The admission fee Petra includes a short horse ride from the Visitor Centre to the entrance of the Siq, the canyon. It is about 700 meters and the horse boy walks beside you and expects a tip of 3-5 Jordanian Dinar. They often act annoyed if they don’t receive a tip. There are 10 horse drawn carriages in Petra, first and foremost for elderly and handicapped visitors. These carriages take maximum 2 passengers and operate from the Petra Visitor Centre to the Treasury and back. Keep in mind the Petra terrain is uneven, so it is a bumpy ride. The price is 20 JOD per carriage. Handicapped clients can also obtain a permission to go with the carriage deeper inside Petra, but an advance reservation is to recommend due to the limited numbers of carriages. Inside Petra one can hire a camel or a donkey, price is a matter of negotiation with the owner and depends on the distance. There had been complaints about the maltreatment of animals in Petra. So, by hiring one of the animals make sure it is in good condition and even don’t hesitate to criticize the handler when being cruel. The people live from the work of these animals and have to get the message, badly treated animal means no clients and no income. Especially donkeys have a low status. And their hooves causing erosion to the sandstone stairs.
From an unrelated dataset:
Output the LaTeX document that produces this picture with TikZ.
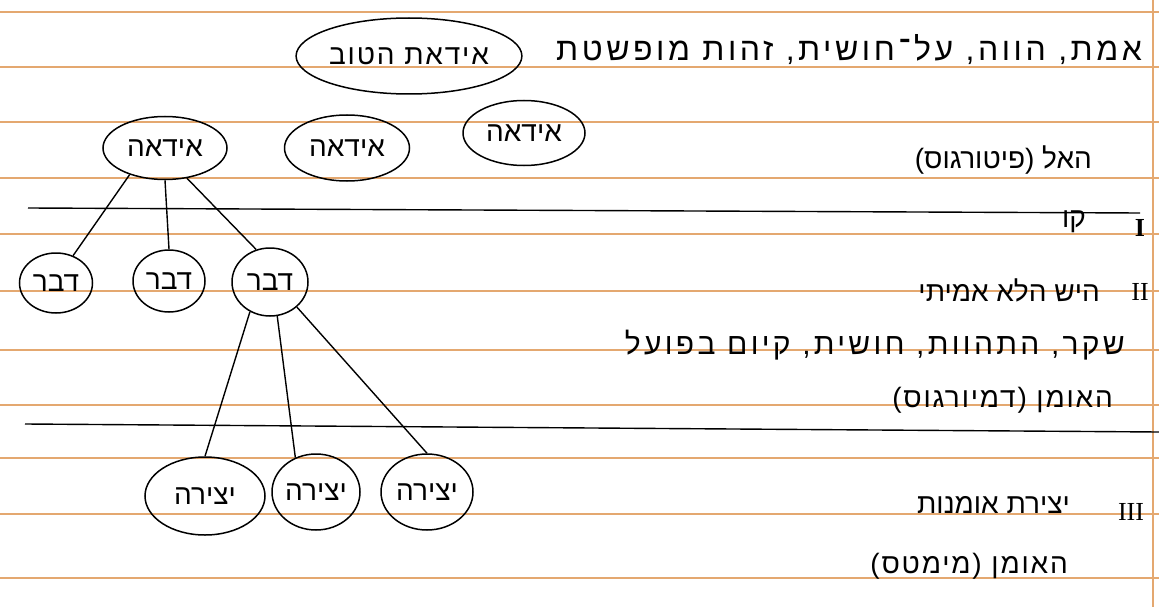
\documentclass[tikz,border=0pt]{standalone}
\usepackage{fontspec}
\usepackage{tikz}
\usetikzlibrary{shapes.geometric}
\TeXXeTstate=1
\newfontfamily\hebfont[Script=Hebrew]{Liberation Sans}
\newfontfamily\hebwide[Script=Hebrew,LetterSpace=6.5]{Liberation Sans}
\newfontfamily\hebspread[Script=Hebrew,LetterSpace=11]{Liberation Sans}
\newfontfamily\numfont{Liberation Serif}
\definecolor{ruling}{RGB}{228,168,112}

\begin{document}
\begin{tikzpicture}[x=1pt,y=-1pt,
  bub/.style={draw, ellipse, line width=1.5pt, inner sep=0pt, font=\hebfont\fontsize{28}{32}\selectfont},
  note/.style={anchor=east, inner sep=0pt, font=\hebfont\fontsize{28}{32}\selectfont},
  widenote/.style={note, font=\hebwide\fontsize{28}{32}\selectfont},
  num/.style={inner sep=0pt, font=\numfont\fontsize{26}{30}\selectfont},
  ruleline/.style={ruling, line width=1.1pt},
  pen/.style={line width=1.4pt}]

\useasboundingbox (0,0) rectangle (1159,607);
\fill[white] (0,0) rectangle (1159,607);

\foreach \y in {12,67,122,178,234,291,350,405,458,514,578}
  \draw[ruleline] (0,\y) -- (1159,\y);
\draw[ruleline] (1153,0) -- (1153,607);

\draw[pen] (28,208) -- (1140,213);
\draw[pen] (25,424) -- (1159,432);

\node[bub, minimum width=208, minimum height=76, font=\hebwide\fontsize{28}{32}\selectfont] (good) at (409,56) {\beginR אידאת הטוב\endR};

\node[bub, minimum width=124, minimum height=63] (ida) at (165,148) {\beginR אידאה\endR};
\node[bub, minimum width=125, minimum height=66] (idb) at (347,148) {\beginR אידאה\endR};
\node[bub, minimum width=122, minimum height=65] (idc) at (524,133) {\beginR אידאה\endR};

\node[bub, minimum width=73, minimum height=60] (tha) at (56,283) {\beginR דבר\endR};
\node[bub, minimum width=72, minimum height=62] (thb) at (169,281) {\beginR דבר\endR};
\node[bub, minimum width=76, minimum height=68] (thc) at (270,282) {\beginR דבר\endR};

\node[bub, minimum width=120, minimum height=78] (wka) at (205,496) {\beginR יצירה\endR};
\node[bub, minimum width=88, minimum height=76] (wkb) at (316,492) {\beginR יצירה\endR};
\node[bub, minimum width=92, minimum height=76] (wkc) at (427,492) {\beginR יצירה\endR};

\draw[pen] (ida.217) -- (tha.58);
\draw[pen] (ida.south) -- (thb.north);
\draw[pen] (ida.306) -- (thc.113);
\draw[pen] (thc.236) -- (wka.north);
\draw[pen] (thc.282) -- (wkb.121);
\draw[pen] (thc.317) -- (wkc.north);

\node[note, font=\hebspread\fontsize{32}{36}\selectfont] (tx1) at (1142,50) {\beginR אמת, הווה, על־חושית, זהות מופשטת\endR};
\node[note] (tx2) at (1092,160) {\beginR האל (פיטורגוס)\endR};
\node[note] (tx3) at (1086,222) {\beginR קו\endR};
\node[note] (tx4) at (1100,290) {\beginR היש הלא אמיתי\endR};
\node[note, font=\hebspread\fontsize{30}{34}\selectfont] (tx5) at (1125,345) {\beginR שקר, התהוות, חושית, קיום בפועל\endR};
\node[widenote] (tx6) at (1113,400) {\beginR האומן (דמיורגוס)\endR};
\node[note] (tx7) at (1070,505) {\beginR יצירת אומנות\endR};
\node[widenote] (tx8) at (1068,566) {\beginR האומן (מימטס)\endR};

\node[num] (n1) at (1140,228) {\textbf{I}};
\node[num] (n2) at (1140,292) {II};
\node[num] (n3) at (1131,512) {III};

\end{tikzpicture}
\end{document}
Like in all tourist sites you find in Petra stalls and eager sellers trying to make a deal with souvenirs. Some are persistent and if you feel hassled, it is best to ignore the offers and just shake your head assigning you to have no interest. Don’t buy rock fragments, encouraging vendors to break fragments from the Petra monuments, or fall for faked Nabatean coins.

Responsible Tourism

Unfortunately, it is necessary to say, don’t drop litter when in Petra. This had been becoming over the past years a problem and though the park authorities deemed it necessary to place many rubbish bins over the site (not really appropriate for an ancient place like Petra), a big part of our contemporary humans have still difficulties and get rid of their waste wherever they stand. Actually, the best is to take your rubbish with you and dispose of it outside the park, certainly in a bin. And yes, don’t draw graffiti, don’t use caves as toilets, and don’t climb on the fragile sandstone monuments.